Data:
■ ■ ■ ■ ■

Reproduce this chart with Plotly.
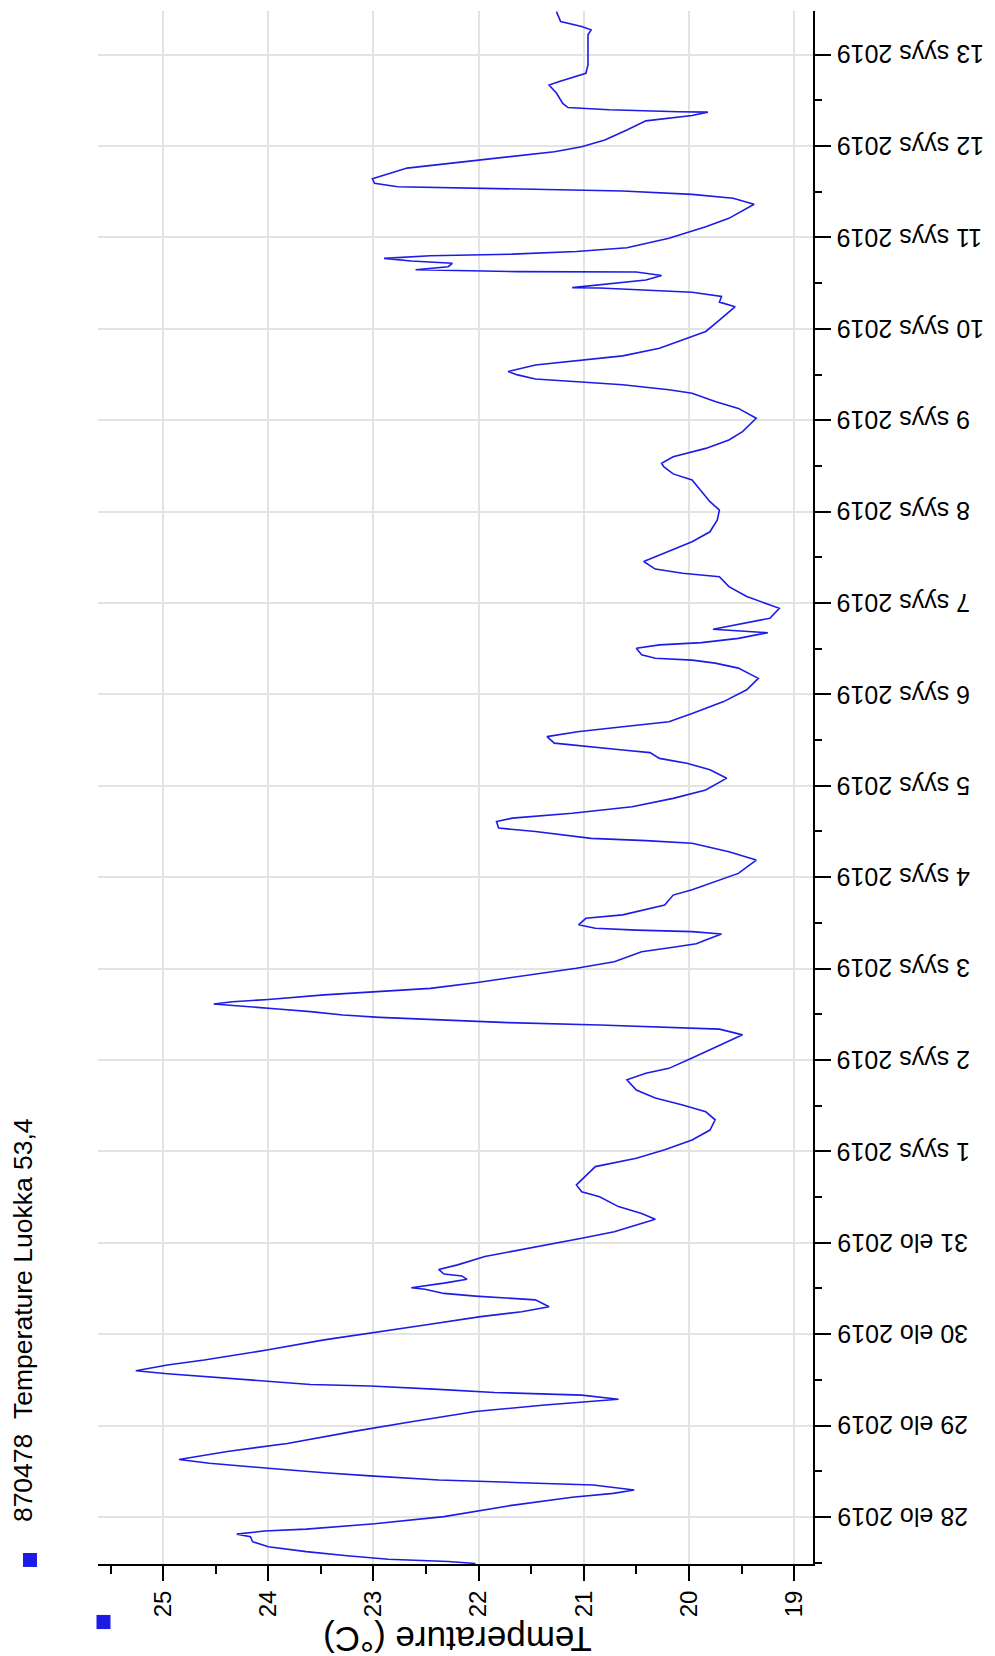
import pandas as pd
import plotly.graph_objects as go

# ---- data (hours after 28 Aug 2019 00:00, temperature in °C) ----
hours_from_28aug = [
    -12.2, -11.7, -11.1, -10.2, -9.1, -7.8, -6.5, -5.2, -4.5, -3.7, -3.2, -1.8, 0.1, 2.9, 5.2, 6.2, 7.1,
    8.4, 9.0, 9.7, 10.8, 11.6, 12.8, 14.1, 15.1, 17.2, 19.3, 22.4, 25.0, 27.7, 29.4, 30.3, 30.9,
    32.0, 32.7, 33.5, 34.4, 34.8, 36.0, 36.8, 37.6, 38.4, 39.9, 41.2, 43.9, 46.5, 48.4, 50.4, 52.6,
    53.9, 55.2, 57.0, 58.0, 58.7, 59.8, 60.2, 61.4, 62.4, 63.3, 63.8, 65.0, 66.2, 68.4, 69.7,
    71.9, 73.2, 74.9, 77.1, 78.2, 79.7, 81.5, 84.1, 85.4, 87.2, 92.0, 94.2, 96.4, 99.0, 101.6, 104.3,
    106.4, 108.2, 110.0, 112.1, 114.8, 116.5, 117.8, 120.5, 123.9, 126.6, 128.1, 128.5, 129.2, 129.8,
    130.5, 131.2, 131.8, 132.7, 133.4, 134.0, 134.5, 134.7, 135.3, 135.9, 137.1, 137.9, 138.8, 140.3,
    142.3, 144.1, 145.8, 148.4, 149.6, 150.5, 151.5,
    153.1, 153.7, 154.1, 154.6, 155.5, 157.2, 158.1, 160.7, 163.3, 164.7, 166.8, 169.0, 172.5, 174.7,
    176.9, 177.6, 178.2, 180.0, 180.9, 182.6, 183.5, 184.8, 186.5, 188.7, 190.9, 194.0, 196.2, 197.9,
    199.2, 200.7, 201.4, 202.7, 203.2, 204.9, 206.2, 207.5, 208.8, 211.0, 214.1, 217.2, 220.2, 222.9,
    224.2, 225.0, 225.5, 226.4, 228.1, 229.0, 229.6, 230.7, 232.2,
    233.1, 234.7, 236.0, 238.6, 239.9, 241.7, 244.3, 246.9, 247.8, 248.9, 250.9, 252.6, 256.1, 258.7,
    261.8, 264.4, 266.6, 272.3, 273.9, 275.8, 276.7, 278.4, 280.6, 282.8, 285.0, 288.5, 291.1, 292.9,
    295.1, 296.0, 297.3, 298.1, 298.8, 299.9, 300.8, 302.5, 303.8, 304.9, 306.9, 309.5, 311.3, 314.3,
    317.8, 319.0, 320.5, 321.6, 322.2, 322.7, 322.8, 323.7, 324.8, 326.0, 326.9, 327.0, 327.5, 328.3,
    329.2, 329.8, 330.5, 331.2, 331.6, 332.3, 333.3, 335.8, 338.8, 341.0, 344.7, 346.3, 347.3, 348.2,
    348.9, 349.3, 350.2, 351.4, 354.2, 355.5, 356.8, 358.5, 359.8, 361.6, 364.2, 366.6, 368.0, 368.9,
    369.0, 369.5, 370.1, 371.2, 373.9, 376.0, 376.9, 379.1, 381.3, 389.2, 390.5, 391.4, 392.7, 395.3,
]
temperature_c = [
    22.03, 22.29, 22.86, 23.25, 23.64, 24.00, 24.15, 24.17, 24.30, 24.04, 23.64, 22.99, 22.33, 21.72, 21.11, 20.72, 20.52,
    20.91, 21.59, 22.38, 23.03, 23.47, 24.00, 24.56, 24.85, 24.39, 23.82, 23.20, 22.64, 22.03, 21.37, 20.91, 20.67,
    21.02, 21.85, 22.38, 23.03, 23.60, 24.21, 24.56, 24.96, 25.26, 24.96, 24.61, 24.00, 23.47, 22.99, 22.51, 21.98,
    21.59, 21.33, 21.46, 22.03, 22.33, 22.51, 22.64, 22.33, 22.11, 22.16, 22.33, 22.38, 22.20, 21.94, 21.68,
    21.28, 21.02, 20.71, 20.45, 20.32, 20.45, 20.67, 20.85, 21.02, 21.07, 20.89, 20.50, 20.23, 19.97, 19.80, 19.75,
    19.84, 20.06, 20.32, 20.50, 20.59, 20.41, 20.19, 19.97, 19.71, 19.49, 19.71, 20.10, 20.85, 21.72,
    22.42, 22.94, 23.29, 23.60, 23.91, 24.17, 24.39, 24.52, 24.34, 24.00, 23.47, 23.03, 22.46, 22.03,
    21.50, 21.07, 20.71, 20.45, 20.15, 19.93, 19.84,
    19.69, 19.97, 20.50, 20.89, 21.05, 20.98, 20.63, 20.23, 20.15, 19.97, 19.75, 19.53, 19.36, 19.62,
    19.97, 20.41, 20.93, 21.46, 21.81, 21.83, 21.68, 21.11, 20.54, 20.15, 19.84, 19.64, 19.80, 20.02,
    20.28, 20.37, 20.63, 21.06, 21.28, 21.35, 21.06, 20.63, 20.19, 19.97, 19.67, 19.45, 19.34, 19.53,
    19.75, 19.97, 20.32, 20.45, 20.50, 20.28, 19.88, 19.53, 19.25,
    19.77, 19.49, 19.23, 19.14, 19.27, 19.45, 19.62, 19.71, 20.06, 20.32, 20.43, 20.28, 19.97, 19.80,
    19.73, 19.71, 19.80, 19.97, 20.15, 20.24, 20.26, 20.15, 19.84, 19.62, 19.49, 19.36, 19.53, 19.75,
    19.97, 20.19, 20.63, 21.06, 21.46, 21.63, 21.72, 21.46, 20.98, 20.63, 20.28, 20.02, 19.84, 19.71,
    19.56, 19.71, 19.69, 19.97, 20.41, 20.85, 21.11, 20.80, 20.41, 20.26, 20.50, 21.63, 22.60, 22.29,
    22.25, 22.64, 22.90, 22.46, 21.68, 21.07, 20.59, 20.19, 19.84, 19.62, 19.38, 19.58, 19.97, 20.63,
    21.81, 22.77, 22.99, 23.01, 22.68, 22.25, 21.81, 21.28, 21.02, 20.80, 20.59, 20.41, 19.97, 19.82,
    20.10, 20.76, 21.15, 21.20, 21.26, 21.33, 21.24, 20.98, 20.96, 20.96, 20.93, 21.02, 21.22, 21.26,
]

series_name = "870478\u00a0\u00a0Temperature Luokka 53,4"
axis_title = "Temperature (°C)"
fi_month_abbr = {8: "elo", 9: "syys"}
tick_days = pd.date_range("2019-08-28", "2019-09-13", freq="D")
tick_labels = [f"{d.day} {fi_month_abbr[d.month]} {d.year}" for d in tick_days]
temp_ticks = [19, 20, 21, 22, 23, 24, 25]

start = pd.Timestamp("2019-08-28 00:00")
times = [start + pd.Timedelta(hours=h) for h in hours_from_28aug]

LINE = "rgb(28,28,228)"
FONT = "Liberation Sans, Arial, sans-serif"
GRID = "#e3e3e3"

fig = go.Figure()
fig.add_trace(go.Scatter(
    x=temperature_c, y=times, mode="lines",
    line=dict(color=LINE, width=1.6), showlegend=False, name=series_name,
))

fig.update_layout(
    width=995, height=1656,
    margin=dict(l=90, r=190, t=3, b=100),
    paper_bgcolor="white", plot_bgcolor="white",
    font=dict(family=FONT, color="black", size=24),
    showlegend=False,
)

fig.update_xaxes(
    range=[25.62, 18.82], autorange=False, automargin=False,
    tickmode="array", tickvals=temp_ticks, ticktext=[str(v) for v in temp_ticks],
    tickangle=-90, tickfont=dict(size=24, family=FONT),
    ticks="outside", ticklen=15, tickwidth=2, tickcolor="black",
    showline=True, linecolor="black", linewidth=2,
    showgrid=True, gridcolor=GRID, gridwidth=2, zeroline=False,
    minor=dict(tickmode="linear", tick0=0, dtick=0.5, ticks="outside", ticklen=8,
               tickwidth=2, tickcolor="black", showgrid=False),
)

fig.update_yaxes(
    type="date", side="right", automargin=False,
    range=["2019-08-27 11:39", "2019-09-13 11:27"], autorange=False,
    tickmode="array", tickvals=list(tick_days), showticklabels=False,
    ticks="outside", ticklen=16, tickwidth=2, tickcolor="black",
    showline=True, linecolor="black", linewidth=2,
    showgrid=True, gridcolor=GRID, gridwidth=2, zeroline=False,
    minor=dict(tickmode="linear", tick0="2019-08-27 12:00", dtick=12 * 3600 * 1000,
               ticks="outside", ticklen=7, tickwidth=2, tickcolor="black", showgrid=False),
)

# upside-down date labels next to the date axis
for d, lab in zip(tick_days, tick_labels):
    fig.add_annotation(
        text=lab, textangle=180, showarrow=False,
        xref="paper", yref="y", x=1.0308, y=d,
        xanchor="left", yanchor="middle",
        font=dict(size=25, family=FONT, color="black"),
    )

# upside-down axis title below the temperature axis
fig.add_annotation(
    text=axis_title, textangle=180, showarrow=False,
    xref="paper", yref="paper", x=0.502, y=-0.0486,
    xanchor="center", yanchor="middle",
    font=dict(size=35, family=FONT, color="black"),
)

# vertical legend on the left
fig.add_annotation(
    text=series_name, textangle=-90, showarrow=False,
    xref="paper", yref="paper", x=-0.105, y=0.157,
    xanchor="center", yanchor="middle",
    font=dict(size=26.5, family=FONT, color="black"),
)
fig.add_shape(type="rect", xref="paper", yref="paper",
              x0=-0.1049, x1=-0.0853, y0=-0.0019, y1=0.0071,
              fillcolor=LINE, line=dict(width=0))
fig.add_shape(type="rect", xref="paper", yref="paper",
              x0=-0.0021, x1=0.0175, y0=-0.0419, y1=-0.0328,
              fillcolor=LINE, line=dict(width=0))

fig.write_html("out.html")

■ ■ ■ ■ ■

What you should do:
Exactly reproduce the run of lines from the start of the listing through the line with "import plotly.graph_objects as go", inclusive; pictures are not copied.

Solution for this problem:
Reproduce this chart with Plotly.
import pandas as pd
import plotly.graph_objects as go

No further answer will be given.